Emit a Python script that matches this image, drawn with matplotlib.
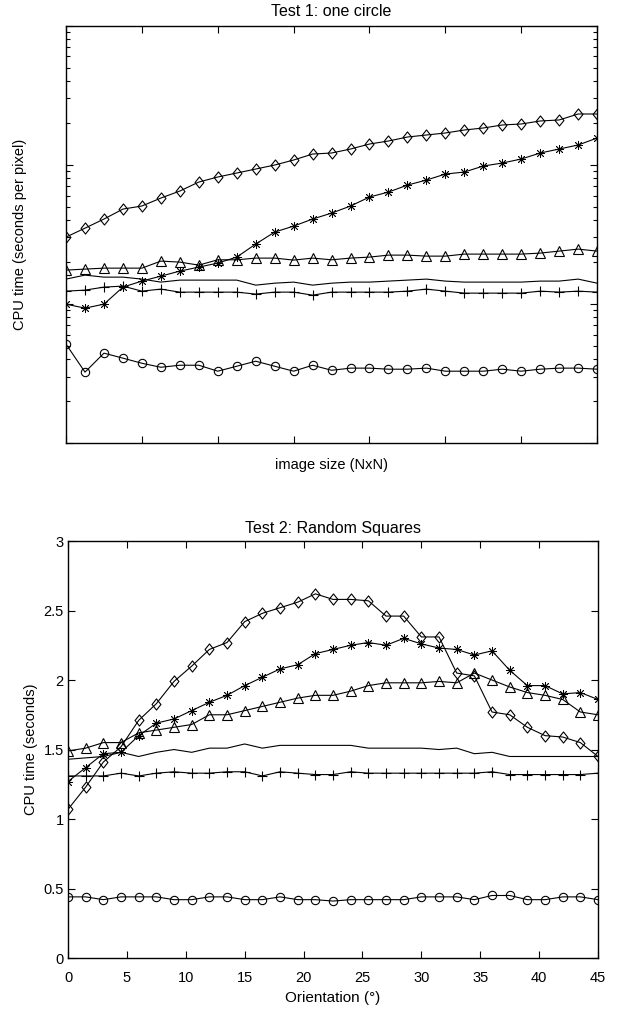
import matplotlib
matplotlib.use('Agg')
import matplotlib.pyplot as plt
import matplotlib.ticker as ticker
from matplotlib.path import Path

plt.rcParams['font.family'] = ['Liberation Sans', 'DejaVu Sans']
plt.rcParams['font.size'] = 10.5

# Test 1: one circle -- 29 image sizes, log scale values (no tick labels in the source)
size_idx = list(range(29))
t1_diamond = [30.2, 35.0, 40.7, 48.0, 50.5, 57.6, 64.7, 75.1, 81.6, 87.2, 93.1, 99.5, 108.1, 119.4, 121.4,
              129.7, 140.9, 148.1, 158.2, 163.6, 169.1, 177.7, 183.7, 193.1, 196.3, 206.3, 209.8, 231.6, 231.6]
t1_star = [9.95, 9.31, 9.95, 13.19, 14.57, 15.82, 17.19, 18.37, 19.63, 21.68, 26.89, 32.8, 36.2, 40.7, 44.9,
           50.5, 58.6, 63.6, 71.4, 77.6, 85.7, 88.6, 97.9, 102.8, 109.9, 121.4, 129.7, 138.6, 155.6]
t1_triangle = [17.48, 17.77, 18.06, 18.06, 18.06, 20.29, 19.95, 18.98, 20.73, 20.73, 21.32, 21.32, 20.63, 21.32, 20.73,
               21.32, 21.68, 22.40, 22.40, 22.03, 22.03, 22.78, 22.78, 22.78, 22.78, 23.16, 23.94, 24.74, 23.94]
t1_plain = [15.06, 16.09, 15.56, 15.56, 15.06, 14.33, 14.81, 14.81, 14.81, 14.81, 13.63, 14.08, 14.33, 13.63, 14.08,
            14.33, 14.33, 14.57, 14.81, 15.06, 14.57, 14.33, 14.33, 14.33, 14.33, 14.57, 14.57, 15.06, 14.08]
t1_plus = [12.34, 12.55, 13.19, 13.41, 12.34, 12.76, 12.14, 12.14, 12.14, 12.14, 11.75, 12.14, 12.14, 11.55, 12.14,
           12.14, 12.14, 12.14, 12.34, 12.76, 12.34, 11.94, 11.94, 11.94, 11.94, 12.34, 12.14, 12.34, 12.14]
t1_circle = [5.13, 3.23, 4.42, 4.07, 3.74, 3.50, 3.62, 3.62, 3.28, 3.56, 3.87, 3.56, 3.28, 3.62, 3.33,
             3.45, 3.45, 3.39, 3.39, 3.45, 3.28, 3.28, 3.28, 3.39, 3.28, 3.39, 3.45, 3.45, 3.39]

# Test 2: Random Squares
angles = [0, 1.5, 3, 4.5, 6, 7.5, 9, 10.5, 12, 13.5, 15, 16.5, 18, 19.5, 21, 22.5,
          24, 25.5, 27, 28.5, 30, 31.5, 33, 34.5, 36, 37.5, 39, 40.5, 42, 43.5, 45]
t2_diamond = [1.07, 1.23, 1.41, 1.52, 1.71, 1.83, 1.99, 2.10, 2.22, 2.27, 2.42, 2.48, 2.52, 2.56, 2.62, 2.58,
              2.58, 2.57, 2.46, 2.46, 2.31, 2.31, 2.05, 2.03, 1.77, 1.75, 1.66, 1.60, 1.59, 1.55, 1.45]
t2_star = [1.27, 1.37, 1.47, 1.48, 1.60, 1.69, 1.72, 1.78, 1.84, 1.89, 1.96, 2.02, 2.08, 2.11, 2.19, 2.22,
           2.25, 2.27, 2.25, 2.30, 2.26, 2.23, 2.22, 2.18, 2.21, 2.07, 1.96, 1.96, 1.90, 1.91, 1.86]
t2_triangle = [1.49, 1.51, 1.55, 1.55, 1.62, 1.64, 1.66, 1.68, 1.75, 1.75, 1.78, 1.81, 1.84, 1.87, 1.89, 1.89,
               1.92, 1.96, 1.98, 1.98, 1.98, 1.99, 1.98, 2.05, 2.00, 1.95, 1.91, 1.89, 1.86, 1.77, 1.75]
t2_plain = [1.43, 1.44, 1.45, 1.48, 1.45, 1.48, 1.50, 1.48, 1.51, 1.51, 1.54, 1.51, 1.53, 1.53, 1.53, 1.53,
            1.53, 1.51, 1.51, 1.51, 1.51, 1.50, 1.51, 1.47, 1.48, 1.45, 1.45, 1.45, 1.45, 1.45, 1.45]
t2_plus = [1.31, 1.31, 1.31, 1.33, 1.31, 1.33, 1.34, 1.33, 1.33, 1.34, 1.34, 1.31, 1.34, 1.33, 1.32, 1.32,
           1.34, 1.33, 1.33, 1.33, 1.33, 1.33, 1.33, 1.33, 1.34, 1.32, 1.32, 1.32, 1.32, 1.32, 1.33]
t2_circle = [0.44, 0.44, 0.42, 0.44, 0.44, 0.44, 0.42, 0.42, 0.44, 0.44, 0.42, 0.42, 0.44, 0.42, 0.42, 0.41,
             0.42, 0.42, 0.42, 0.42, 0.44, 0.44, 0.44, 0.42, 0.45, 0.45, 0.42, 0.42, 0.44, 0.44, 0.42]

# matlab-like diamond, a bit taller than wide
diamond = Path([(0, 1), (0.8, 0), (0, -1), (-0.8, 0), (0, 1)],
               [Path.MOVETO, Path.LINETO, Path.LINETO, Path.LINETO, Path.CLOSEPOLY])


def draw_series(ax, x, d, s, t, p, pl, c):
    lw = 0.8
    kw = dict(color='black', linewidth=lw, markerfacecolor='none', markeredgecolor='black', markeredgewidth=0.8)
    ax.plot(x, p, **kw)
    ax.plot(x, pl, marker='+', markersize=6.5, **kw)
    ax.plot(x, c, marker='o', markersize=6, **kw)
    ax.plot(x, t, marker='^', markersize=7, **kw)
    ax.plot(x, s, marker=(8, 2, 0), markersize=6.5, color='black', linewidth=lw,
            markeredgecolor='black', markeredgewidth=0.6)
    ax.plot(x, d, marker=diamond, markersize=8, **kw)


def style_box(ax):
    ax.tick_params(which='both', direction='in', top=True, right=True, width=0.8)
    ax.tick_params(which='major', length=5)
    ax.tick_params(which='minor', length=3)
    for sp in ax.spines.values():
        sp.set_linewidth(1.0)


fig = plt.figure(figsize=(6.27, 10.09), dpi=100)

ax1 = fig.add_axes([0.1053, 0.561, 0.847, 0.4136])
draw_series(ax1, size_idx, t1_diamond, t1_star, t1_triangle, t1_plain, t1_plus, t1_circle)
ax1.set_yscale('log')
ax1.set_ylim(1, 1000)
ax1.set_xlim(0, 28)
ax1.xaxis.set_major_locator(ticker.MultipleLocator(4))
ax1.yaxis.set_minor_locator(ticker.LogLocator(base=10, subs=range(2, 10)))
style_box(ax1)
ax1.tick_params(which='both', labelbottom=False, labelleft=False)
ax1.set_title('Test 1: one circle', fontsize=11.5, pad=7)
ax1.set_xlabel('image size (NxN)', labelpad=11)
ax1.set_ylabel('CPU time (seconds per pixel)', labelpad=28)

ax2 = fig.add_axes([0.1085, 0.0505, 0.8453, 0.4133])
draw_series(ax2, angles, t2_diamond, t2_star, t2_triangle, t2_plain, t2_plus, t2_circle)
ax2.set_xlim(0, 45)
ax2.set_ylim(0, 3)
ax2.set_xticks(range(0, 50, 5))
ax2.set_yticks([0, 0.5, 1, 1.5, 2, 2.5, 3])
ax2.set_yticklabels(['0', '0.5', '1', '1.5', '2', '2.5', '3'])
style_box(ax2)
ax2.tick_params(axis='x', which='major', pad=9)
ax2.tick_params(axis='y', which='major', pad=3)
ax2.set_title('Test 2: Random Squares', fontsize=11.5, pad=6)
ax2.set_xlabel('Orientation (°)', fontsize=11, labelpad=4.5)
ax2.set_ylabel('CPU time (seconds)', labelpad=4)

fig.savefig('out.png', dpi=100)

Description of the task: Repeat, with no pictures, each line from the beginning of the data through the line containing "plt.rcParams['font.size'] = 10.5", inclusive.

Output of the exercise:
Emit a Python script that matches this image, drawn with matplotlib.
import matplotlib
matplotlib.use('Agg')
import matplotlib.pyplot as plt
import matplotlib.ticker as ticker
from matplotlib.path import Path

plt.rcParams['font.family'] = ['Liberation Sans', 'DejaVu Sans']
plt.rcParams['font.size'] = 10.5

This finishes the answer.